Check local chain controls and traction advisories if you cross high-altitude routes. 3PMSF tires often meet traction requirements when chains aren’t mandatory, but rules change with conditions.
How to choose based on your actual winter
Start with your postcode and your routine
- Frequent snow or morning ice? Choose winter tires.
- Mild winters with occasional flurries? Consider 3PMSF all-weather.
- Rare snow, quick gritting, mostly urban driving? Quality all-season can work, with cautious driving on cold mornings.
Think about your car, not just your climate
- EVs and hybrids: Heavier curb weight and instant torque can tax traction. Choose a tire with a higher load index and snow rating if you see winter.

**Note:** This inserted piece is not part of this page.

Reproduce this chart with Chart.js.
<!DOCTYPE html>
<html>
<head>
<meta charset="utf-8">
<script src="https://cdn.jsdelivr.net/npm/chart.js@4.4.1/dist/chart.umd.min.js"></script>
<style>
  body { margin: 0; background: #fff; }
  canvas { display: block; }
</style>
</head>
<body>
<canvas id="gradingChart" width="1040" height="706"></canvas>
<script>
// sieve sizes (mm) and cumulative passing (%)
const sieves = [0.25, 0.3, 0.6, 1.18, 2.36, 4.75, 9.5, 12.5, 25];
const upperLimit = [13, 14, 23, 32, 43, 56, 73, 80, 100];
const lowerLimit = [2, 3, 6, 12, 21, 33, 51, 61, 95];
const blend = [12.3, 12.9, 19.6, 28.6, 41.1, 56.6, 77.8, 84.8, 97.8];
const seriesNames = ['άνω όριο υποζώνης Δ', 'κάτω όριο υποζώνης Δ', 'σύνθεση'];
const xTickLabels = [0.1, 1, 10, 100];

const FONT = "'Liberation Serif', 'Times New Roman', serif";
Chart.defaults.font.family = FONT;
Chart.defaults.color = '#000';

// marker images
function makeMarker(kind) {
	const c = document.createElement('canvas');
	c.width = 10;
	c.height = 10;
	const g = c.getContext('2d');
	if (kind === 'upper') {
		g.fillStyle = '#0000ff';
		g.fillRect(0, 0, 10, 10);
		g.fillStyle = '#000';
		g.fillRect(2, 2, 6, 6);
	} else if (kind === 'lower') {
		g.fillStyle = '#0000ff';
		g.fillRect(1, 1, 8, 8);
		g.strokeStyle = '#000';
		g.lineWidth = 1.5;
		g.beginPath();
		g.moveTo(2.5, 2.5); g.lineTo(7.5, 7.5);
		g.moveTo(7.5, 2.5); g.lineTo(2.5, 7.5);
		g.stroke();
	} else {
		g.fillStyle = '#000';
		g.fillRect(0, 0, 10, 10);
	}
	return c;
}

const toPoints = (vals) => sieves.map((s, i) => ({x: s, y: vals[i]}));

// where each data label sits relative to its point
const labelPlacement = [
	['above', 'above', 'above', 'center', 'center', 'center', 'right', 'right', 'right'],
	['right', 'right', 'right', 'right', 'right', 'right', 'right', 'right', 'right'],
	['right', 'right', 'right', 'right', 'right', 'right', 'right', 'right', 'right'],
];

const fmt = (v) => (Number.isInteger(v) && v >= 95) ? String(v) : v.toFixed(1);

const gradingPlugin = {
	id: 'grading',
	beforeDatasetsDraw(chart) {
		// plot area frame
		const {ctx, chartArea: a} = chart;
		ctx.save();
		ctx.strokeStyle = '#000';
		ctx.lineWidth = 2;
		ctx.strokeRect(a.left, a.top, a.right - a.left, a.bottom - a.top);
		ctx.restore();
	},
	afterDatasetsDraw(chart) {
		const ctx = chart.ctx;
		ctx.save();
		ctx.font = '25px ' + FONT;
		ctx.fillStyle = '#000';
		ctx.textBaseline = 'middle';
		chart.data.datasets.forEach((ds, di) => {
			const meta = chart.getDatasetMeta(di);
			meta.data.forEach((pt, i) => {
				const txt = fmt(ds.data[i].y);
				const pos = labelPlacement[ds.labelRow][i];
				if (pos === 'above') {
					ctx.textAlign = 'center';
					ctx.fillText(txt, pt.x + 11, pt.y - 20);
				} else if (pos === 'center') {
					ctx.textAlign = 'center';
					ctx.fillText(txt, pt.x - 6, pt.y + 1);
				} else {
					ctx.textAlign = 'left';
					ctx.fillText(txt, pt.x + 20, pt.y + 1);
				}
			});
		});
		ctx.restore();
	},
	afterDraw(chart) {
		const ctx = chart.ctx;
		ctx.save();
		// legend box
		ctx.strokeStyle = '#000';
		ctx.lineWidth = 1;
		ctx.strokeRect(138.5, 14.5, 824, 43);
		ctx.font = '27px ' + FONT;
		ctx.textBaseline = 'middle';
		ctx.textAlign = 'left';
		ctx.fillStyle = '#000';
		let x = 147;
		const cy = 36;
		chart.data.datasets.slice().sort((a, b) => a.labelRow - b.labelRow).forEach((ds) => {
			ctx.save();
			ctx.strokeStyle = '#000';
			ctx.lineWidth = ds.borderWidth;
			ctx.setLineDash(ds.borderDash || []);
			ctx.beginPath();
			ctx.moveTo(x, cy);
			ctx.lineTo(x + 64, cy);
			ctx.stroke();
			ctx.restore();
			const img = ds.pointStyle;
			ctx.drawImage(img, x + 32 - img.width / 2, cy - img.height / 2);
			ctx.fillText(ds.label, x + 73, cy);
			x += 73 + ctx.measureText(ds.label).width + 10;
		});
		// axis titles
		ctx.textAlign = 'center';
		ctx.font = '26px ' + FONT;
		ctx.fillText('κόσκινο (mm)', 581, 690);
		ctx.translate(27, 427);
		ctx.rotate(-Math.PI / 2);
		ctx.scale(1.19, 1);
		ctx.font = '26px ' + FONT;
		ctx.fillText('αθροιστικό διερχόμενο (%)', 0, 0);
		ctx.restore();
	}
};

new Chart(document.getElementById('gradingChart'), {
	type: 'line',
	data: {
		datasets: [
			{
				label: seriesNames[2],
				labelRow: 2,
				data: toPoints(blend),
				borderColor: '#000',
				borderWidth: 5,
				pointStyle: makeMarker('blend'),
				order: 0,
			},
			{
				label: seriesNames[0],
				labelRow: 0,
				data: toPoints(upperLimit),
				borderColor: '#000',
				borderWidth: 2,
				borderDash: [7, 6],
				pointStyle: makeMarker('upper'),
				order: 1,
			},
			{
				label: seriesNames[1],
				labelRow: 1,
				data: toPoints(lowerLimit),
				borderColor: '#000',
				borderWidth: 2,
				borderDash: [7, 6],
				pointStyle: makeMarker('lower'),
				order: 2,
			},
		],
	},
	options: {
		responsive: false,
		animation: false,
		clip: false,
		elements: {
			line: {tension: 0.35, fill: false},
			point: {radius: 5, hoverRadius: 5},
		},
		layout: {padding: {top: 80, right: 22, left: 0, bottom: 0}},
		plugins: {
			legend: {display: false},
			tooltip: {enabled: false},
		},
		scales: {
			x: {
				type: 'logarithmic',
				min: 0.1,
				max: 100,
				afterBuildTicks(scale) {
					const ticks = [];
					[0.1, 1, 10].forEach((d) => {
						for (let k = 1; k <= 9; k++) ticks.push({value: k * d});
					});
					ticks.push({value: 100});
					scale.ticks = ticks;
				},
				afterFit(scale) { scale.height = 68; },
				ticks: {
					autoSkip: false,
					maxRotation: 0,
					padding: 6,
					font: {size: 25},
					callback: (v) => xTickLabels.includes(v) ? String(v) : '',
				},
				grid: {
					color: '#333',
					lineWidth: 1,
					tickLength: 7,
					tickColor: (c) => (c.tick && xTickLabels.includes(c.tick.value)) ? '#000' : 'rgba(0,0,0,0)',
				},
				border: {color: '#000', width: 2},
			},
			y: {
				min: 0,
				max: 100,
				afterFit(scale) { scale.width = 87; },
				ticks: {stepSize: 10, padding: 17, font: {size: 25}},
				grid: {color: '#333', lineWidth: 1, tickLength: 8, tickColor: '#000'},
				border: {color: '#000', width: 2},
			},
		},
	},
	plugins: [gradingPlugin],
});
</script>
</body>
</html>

- Performance cars: Ultra high performance all-season offers better cold grip than summer tires, but still trails winter tires on snow.

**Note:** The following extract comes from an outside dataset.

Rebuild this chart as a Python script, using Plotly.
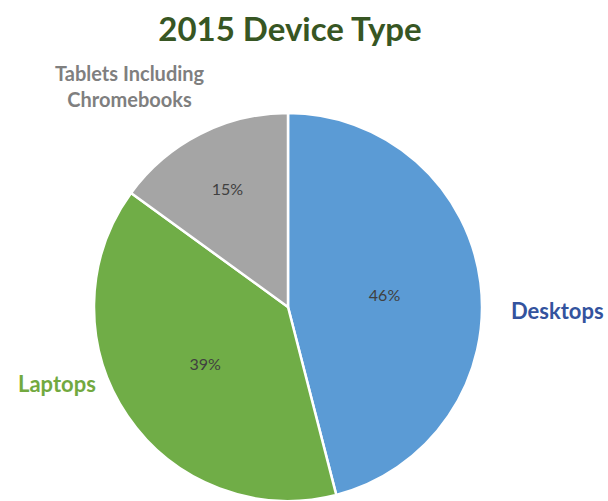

- AWD: Helps you go. Tires help you stop and turn. AWD does not replace winter compounds on ice.
AWD gets you moving. The right tires get you stopped.
Cost, wear and the storage question
Two sets cost more up front, but they stretch tire life because each set works only part of the year. The cost often balances over several seasons, especially if winter conditions would otherwise chew up all-season tread through spinning and sliding.

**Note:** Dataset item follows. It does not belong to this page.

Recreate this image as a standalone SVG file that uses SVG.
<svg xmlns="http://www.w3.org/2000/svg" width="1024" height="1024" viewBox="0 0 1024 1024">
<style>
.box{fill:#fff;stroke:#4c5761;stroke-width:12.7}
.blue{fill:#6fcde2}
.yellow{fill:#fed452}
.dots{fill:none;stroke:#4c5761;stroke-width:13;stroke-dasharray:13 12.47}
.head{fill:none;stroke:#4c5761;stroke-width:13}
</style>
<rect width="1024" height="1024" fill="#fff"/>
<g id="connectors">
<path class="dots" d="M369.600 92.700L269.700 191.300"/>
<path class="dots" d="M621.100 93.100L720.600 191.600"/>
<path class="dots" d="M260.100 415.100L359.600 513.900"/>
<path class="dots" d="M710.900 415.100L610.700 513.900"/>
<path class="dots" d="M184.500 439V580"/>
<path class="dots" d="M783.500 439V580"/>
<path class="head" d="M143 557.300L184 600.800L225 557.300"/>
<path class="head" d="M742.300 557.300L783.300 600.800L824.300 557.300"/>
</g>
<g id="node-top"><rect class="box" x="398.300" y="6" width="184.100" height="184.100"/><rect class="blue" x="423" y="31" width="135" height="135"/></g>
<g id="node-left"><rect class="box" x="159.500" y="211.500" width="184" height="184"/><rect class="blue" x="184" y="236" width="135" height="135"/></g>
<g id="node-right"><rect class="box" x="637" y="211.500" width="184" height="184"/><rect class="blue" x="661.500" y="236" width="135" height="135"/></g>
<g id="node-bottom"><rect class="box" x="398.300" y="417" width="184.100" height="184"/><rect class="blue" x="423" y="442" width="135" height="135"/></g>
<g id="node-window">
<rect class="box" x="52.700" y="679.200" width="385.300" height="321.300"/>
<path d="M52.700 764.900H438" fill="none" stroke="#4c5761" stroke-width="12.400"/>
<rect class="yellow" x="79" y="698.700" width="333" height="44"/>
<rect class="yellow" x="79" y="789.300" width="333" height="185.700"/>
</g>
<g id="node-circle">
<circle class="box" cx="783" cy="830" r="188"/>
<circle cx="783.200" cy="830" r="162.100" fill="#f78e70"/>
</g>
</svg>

A simple back-of-the-envelope example
Say a single set of all-season tires costs $700 and lasts 40,000 miles in your climate. A set of winter tires at $650 and a set of summer or all-season tires at $700 might each last 35,000–40,000 miles because you split use. Over 80,000 miles, your cost per mile can look similar, while winter grip increases markedly. Add $80–$150 per seasonal swap if you don’t run a spare set of wheels. A second wheel set adds cost now but saves on mounting fees later.
Practical checks that boost safety fast
- Tread depth: Aim for 5/32 inch (4 mm) for snow days. Below that, snow traction drops quickly.
- Pressures: Cold shrinks air. Expect roughly 1 psi down for every 10°F drop. Top up monthly.
- Rotation: Every 5,000–8,000 miles evens out wear and preserves grip.
- 3PMSF symbol: Verify on the sidewall if you rely on one set year-round in a cold region.
When all-season makes sense, and when it doesn’t
All-season shines when roads rarely see packed snow and councils or DOT crews clear fast. Commuters in coastal cities and low-elevation suburbs often manage with a premium all-season and a cautious right foot. Add a set of chains in the boot for trips to the hills.
All-season struggles when ice lingers on shaded streets or morning black ice bites. If you’ve twice considered working from home due to road conditions last winter, you sit in winter tire territory.
Studs, chains and a quick word on braking
Studded tires help on polished ice but come with noise, dry-road trade-offs and legal limits. Modern non-studded winter tires perform strongly on mixed winter surfaces while staying legal everywhere. Chains or textile socks add insurance for steep or unplowed routes. Keep them sized to your tire and practice fitting once in dry conditions.
Extra nuance for EV drivers
Weight and instant torque can push tires past the limit sooner on slick surfaces. Look for winter or all-weather models with higher load ratings, efficient rolling resistance and robust siping. Regenerative braking also changes weight transfer, so smooth inputs matter more. Many EV-specific winter tires now balance range, noise and cold-weather grip.
Two last pieces of advice that save the day
If you regularly see snow or sub-zero mornings, go winter. If you see mostly cold rain with a few flurries, go 3PMSF all-weather.
Plan your changeover by temperature, not calendar. Swap to winter when daytime highs hold near 7°C (45°F) and back to summer or all-season when spring stays warmer. That simple timing step preserves tread life and keeps stopping distances short when the first sheen of ice arrives.
If you want to go deeper, try a mini “risk map.” Mark your weekly routes. Note shaded bridges, ungritted lanes, steep driveways and early-morning commitments. Any cluster of winter risk points shifts you toward winter tires. A clean map with rare mountain trips points toward all-weather or all-season plus a chain set.